↓

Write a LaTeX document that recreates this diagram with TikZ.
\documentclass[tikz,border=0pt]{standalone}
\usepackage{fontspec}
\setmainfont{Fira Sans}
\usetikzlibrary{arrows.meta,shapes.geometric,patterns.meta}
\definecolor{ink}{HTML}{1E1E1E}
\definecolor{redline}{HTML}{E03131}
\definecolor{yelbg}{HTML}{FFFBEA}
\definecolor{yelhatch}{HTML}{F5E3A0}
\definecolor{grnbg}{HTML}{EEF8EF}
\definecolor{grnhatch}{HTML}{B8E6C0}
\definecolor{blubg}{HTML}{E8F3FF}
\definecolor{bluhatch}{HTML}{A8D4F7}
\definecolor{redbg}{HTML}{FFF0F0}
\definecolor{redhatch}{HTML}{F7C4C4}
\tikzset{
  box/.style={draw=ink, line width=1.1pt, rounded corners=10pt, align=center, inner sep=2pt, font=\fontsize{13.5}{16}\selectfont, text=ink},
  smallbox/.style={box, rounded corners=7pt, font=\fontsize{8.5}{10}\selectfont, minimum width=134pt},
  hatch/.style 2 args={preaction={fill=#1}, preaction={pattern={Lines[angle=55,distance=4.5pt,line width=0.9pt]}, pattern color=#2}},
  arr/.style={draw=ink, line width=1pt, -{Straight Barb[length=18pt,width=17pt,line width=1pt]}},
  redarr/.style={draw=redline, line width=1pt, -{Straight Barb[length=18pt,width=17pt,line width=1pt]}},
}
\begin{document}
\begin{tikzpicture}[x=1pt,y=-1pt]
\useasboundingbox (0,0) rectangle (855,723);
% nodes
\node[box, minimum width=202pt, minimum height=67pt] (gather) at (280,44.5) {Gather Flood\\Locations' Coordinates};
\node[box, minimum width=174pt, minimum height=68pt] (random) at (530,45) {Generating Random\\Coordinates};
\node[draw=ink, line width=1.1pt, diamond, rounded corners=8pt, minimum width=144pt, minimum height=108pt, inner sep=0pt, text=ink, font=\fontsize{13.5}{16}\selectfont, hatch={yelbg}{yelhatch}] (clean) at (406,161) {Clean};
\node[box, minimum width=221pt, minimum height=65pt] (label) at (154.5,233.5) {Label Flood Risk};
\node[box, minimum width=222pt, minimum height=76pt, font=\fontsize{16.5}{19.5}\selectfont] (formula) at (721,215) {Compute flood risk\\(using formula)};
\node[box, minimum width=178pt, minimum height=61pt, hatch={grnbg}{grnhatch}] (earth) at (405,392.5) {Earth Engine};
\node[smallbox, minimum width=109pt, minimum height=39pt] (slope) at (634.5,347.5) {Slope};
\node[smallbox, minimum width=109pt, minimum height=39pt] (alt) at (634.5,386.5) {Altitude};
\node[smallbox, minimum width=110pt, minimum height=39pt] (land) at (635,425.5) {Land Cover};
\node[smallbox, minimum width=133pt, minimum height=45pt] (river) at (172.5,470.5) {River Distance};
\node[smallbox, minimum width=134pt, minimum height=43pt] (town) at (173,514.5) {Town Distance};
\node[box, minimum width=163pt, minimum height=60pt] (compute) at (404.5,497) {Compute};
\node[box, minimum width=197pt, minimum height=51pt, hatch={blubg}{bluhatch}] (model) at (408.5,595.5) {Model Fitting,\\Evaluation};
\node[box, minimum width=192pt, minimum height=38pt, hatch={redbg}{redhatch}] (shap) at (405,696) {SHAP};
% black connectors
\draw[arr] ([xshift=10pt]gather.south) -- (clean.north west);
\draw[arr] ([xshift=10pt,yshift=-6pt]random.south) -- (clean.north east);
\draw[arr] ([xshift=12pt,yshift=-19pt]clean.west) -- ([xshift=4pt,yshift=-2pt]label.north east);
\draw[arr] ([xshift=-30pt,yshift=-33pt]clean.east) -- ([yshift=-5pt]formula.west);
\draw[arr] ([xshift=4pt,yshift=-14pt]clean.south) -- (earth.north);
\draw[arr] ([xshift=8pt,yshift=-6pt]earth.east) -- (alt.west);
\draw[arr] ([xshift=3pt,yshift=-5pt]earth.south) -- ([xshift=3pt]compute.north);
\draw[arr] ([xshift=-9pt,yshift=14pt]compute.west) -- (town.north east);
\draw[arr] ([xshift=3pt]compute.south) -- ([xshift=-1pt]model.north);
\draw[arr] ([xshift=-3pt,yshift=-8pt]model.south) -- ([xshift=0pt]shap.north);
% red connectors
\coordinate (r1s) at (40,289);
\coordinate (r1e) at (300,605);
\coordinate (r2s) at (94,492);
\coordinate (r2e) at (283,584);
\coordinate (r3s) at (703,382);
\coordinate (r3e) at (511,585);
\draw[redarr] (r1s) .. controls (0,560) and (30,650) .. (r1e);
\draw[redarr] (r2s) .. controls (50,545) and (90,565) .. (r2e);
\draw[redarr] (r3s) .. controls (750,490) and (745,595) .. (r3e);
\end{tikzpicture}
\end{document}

↑

* REQUIRED TASK:
Copy out the material above in its entirety. Every detail must match.

* TASK RESPONSE:
Write a LaTeX document that recreates this diagram with TikZ.
\documentclass[tikz,border=0pt]{standalone}
\usepackage{fontspec}
\setmainfont{Fira Sans}
\usetikzlibrary{arrows.meta,shapes.geometric,patterns.meta}
\definecolor{ink}{HTML}{1E1E1E}
\definecolor{redline}{HTML}{E03131}
\definecolor{yelbg}{HTML}{FFFBEA}
\definecolor{yelhatch}{HTML}{F5E3A0}
\definecolor{grnbg}{HTML}{EEF8EF}
\definecolor{grnhatch}{HTML}{B8E6C0}
\definecolor{blubg}{HTML}{E8F3FF}
\definecolor{bluhatch}{HTML}{A8D4F7}
\definecolor{redbg}{HTML}{FFF0F0}
\definecolor{redhatch}{HTML}{F7C4C4}
\tikzset{
  box/.style={draw=ink, line width=1.1pt, rounded corners=10pt, align=center, inner sep=2pt, font=\fontsize{13.5}{16}\selectfont, text=ink},
  smallbox/.style={box, rounded corners=7pt, font=\fontsize{8.5}{10}\selectfont, minimum width=134pt},
  hatch/.style 2 args={preaction={fill=#1}, preaction={pattern={Lines[angle=55,distance=4.5pt,line width=0.9pt]}, pattern color=#2}},
  arr/.style={draw=ink, line width=1pt, -{Straight Barb[length=18pt,width=17pt,line width=1pt]}},
  redarr/.style={draw=redline, line width=1pt, -{Straight Barb[length=18pt,width=17pt,line width=1pt]}},
}
\begin{document}
\begin{tikzpicture}[x=1pt,y=-1pt]
\useasboundingbox (0,0) rectangle (855,723);
% nodes
\node[box, minimum width=202pt, minimum height=67pt] (gather) at (280,44.5) {Gather Flood\\Locations' Coordinates};
\node[box, minimum width=174pt, minimum height=68pt] (random) at (530,45) {Generating Random\\Coordinates};
\node[draw=ink, line width=1.1pt, diamond, rounded corners=8pt, minimum width=144pt, minimum height=108pt, inner sep=0pt, text=ink, font=\fontsize{13.5}{16}\selectfont, hatch={yelbg}{yelhatch}] (clean) at (406,161) {Clean};
\node[box, minimum width=221pt, minimum height=65pt] (label) at (154.5,233.5) {Label Flood Risk};
\node[box, minimum width=222pt, minimum height=76pt, font=\fontsize{16.5}{19.5}\selectfont] (formula) at (721,215) {Compute flood risk\\(using formula)};
\node[box, minimum width=178pt, minimum height=61pt, hatch={grnbg}{grnhatch}] (earth) at (405,392.5) {Earth Engine};
\node[smallbox, minimum width=109pt, minimum height=39pt] (slope) at (634.5,347.5) {Slope};
\node[smallbox, minimum width=109pt, minimum height=39pt] (alt) at (634.5,386.5) {Altitude};
\node[smallbox, minimum width=110pt, minimum height=39pt] (land) at (635,425.5) {Land Cover};
\node[smallbox, minimum width=133pt, minimum height=45pt] (river) at (172.5,470.5) {River Distance};
\node[smallbox, minimum width=134pt, minimum height=43pt] (town) at (173,514.5) {Town Distance};
\node[box, minimum width=163pt, minimum height=60pt] (compute) at (404.5,497) {Compute};
\node[box, minimum width=197pt, minimum height=51pt, hatch={blubg}{bluhatch}] (model) at (408.5,595.5) {Model Fitting,\\Evaluation};
\node[box, minimum width=192pt, minimum height=38pt, hatch={redbg}{redhatch}] (shap) at (405,696) {SHAP};
% black connectors
\draw[arr] ([xshift=10pt]gather.south) -- (clean.north west);
\draw[arr] ([xshift=10pt,yshift=-6pt]random.south) -- (clean.north east);
\draw[arr] ([xshift=12pt,yshift=-19pt]clean.west) -- ([xshift=4pt,yshift=-2pt]label.north east);
\draw[arr] ([xshift=-30pt,yshift=-33pt]clean.east) -- ([yshift=-5pt]formula.west);
\draw[arr] ([xshift=4pt,yshift=-14pt]clean.south) -- (earth.north);
\draw[arr] ([xshift=8pt,yshift=-6pt]earth.east) -- (alt.west);
\draw[arr] ([xshift=3pt,yshift=-5pt]earth.south) -- ([xshift=3pt]compute.north);
\draw[arr] ([xshift=-9pt,yshift=14pt]compute.west) -- (town.north east);
\draw[arr] ([xshift=3pt]compute.south) -- ([xshift=-1pt]model.north);
\draw[arr] ([xshift=-3pt,yshift=-8pt]model.south) -- ([xshift=0pt]shap.north);
% red connectors
\coordinate (r1s) at (40,289);
\coordinate (r1e) at (300,605);
\coordinate (r2s) at (94,492);
\coordinate (r2e) at (283,584);
\coordinate (r3s) at (703,382);
\coordinate (r3e) at (511,585);
\draw[redarr] (r1s) .. controls (0,560) and (30,650) .. (r1e);
\draw[redarr] (r2s) .. controls (50,545) and (90,565) .. (r2e);
\draw[redarr] (r3s) .. controls (750,490) and (745,595) .. (r3e);
\end{tikzpicture}
\end{document}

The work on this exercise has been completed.